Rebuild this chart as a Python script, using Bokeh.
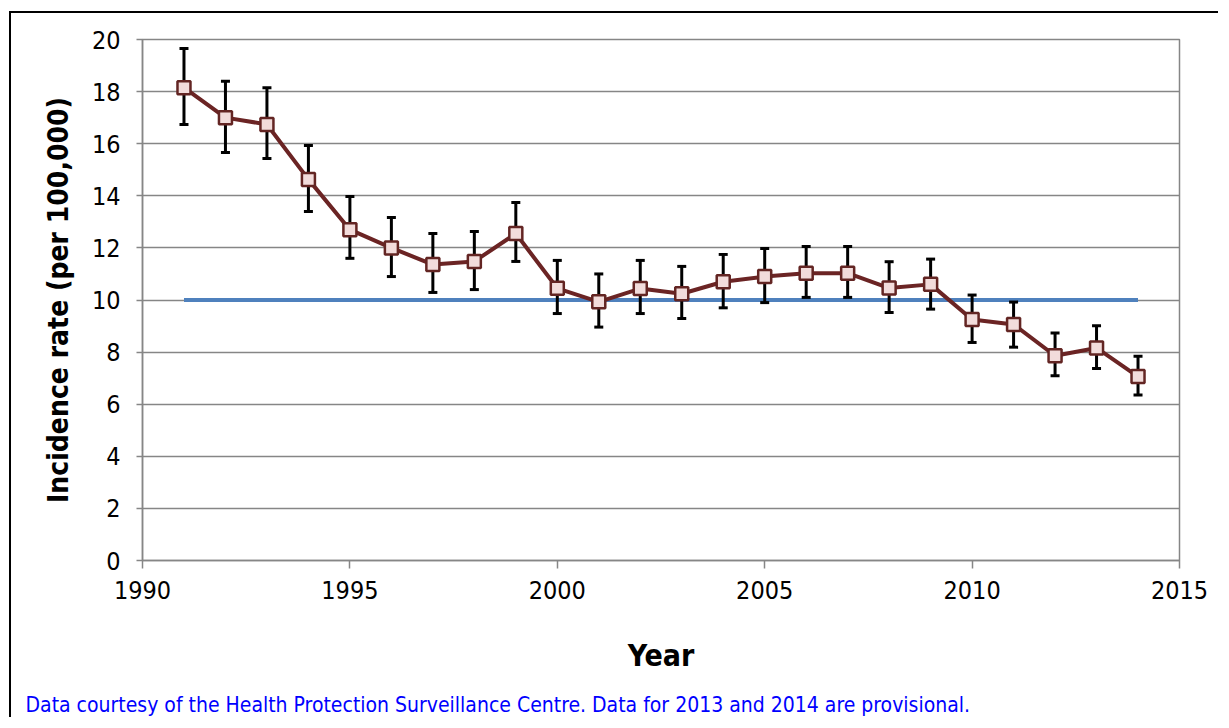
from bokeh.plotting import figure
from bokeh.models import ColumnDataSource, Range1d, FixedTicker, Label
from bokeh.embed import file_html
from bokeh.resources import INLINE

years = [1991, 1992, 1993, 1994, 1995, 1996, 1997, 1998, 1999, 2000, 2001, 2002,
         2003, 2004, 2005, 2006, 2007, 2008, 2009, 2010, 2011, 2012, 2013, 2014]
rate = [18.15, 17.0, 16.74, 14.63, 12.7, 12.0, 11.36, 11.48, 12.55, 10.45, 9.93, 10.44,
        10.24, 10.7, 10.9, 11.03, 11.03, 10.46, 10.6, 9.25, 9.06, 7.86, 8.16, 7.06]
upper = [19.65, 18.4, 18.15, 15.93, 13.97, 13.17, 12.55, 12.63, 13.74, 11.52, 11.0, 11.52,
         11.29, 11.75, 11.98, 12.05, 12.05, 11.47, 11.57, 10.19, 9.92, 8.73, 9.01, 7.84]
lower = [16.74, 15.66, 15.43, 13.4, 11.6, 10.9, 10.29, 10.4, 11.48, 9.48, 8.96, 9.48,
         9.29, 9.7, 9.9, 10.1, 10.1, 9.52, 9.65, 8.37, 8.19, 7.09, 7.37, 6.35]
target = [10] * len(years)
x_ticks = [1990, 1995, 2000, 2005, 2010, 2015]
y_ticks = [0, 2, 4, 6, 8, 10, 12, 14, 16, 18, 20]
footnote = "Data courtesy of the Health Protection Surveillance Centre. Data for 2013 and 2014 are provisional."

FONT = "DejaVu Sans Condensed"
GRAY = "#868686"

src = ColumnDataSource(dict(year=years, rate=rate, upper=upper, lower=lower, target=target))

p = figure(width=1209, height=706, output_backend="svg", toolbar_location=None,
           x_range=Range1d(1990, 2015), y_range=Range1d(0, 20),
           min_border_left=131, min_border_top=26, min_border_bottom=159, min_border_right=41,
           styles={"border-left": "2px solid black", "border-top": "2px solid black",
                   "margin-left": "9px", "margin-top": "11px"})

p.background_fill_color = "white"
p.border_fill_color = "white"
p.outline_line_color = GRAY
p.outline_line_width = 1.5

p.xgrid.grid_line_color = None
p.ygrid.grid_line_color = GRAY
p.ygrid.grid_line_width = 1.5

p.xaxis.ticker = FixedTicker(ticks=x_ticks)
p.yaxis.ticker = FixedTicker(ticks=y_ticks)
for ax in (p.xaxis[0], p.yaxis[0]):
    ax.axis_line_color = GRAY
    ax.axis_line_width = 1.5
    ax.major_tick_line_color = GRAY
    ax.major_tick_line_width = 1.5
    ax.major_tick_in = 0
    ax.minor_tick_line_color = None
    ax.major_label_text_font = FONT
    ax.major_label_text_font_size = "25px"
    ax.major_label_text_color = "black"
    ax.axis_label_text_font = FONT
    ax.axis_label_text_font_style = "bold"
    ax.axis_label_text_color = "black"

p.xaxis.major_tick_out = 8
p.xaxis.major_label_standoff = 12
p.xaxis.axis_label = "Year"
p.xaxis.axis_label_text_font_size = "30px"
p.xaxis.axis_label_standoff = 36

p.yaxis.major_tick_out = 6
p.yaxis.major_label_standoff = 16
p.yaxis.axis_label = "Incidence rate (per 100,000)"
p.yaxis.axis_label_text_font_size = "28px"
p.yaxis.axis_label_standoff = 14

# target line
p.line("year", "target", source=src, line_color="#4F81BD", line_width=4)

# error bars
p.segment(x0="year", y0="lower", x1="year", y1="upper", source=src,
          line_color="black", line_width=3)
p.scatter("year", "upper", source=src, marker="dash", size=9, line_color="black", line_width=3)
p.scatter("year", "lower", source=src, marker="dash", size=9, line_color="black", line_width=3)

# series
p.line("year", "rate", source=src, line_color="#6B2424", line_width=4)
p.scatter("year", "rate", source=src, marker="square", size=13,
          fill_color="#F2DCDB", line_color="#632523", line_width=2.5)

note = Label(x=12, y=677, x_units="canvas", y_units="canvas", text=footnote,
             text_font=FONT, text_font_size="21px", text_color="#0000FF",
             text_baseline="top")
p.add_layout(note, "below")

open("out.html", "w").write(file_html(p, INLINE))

########

## EXERCISE GOAL
Copy exactly the lines running from the beginning of the listing through the line that has "from bokeh.resources import INLINE". Drop the pictures.

## ANSWER BELOW
Rebuild this chart as a Python script, using Bokeh.
from bokeh.plotting import figure
from bokeh.models import ColumnDataSource, Range1d, FixedTicker, Label
from bokeh.embed import file_html
from bokeh.resources import INLINE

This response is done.